> **WHAT TO DO**
Filter for the word "matplotlib" and keep each matching line.
-- START --
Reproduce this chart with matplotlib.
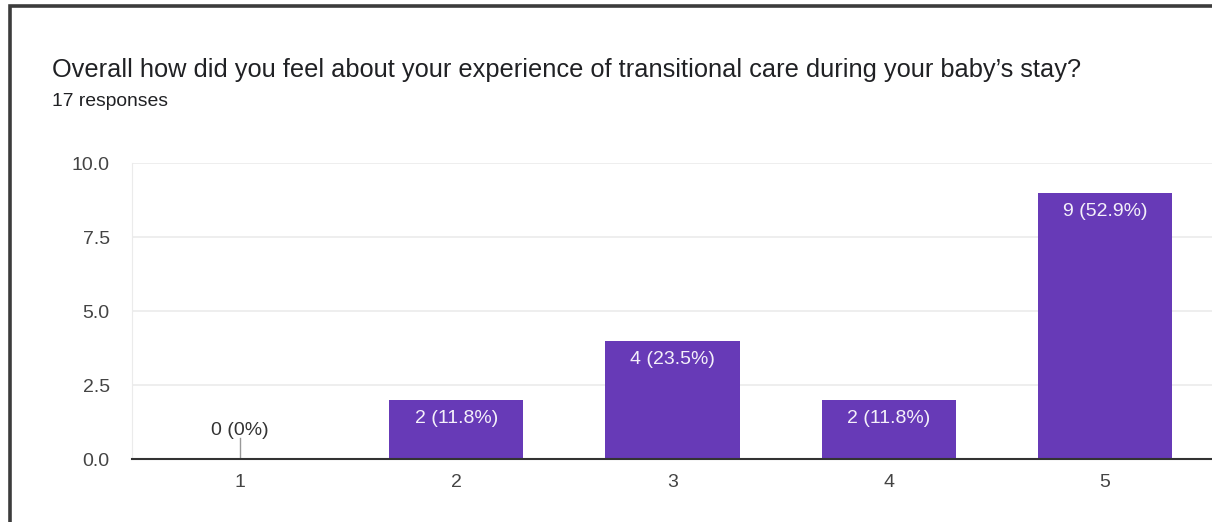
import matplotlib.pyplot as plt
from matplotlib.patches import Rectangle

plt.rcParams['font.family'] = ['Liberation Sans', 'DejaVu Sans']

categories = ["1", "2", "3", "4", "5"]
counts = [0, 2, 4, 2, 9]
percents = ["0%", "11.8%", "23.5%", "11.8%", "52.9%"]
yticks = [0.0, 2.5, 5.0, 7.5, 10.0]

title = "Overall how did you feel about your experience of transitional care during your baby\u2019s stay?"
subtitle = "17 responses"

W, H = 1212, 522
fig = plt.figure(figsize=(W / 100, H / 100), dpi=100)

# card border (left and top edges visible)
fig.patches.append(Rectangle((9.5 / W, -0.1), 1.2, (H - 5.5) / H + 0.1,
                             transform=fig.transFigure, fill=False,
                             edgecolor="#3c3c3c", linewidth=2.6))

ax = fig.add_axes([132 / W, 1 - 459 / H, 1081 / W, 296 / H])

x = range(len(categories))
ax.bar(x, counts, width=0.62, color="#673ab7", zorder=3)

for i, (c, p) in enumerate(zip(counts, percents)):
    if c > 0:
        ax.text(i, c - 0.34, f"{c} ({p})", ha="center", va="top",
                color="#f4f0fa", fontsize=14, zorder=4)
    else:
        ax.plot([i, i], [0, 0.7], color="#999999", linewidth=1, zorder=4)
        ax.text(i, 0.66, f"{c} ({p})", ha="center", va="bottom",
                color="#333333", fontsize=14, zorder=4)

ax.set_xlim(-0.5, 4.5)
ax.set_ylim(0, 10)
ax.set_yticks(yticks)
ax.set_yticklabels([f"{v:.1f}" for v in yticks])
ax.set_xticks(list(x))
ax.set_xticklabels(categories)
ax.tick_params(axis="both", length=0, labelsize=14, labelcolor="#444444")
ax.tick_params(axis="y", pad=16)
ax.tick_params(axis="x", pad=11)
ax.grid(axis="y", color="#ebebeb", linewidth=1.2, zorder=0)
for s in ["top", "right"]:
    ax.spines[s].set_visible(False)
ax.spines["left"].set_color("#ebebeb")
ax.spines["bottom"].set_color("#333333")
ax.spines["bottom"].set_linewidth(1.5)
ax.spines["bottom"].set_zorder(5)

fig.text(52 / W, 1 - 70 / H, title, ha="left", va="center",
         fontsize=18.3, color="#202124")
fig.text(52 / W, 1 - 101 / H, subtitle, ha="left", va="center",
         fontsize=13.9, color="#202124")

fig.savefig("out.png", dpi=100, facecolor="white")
-- END --
> **RESULT BELOW**
Reproduce this chart with matplotlib.
import matplotlib.pyplot as plt
from matplotlib.patches import Rectangle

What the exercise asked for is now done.